During the panel with former members of Congress on Thursday, former Rep. Tom Davis (R -VA) noted that where Americans once got their news from similar sources (he mentioned professional  journalists such as Walter Cronkite) who  sought to present the facts, now some turn to sources that are not factually reliable or present skewed versions of events.

Maarja's iPhone photo of FMC panel NARA 110614

Members of the panel also described demagoguery aimed at public servants as unfortunate and said there should be a greater emphasis on getting people to join honorable service to the nation.

Both elements can affect information professionals, in various ways.  At times I see demagoguery and skewed reporting in some news links that are part of the permanent record of the Archives & Archivists and Recmgmt-L Listservs.
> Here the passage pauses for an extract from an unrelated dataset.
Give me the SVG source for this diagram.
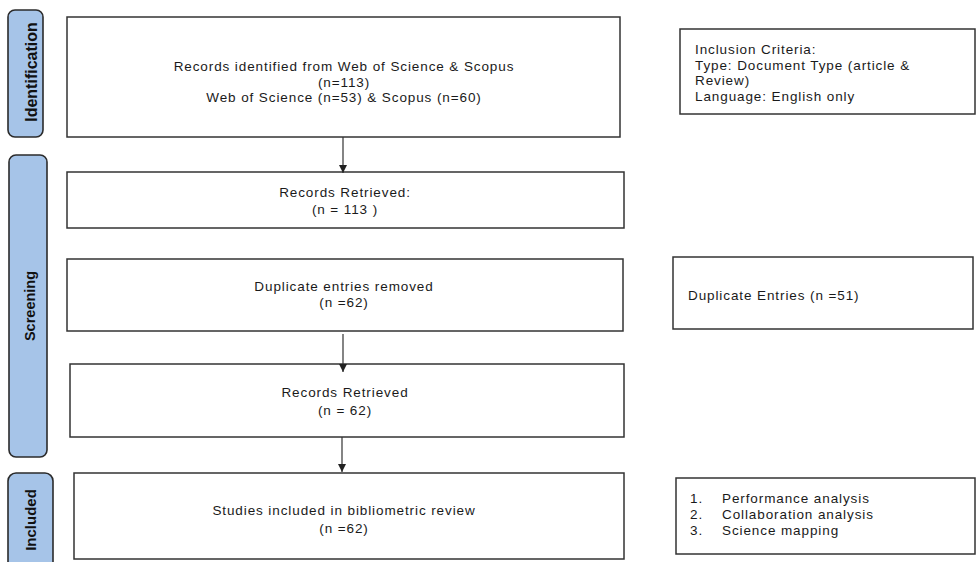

It isn’t surprising that private sector outside advocates with clear partisan agendas present some records issues in hyperbolic terms.  Or seek to portray records related actions by officials of a party they oppose in terms of unwarranted criminalization.  But information professionals, regardless of political party, rarely say on the record, “no, that’s not it and to present it that way is wrong and unhelpful.”

Their silence–especially public silence from archival and information science educators–may not enable such rhetoric.  But it does make finding solutions less likely in the forums.  I’ve resigned myself to seeing little more than occasional on and offlist rants about stories involving government officials from subscribers to some such forums.

Haldeman expressed frustration to us at incomplete or skewed writing about the Nixon White House during the 1970s and 1980s.   I found in talking to him that he believed that the more contemporaneous information you make available, the greater chance there is for historians to assess comprehensively what happened and why.

The National Archives’ actions on Thursday made more such information available.

Its finding aid answered questions Kate raised at AHA:  how and why “the material ended up on our shelves.”

And the thoughtful observations by former members of Congress about niche news sources and demagogues reminded me of why I seek help from information professionals willing to look at issues thoughtfully.  Not as partisans, flipping position, depending on whether a Republican or a Democrat is in the White House.  But objectively as professionals who seek sophisticated understanding of all elements that affect the records life cycle.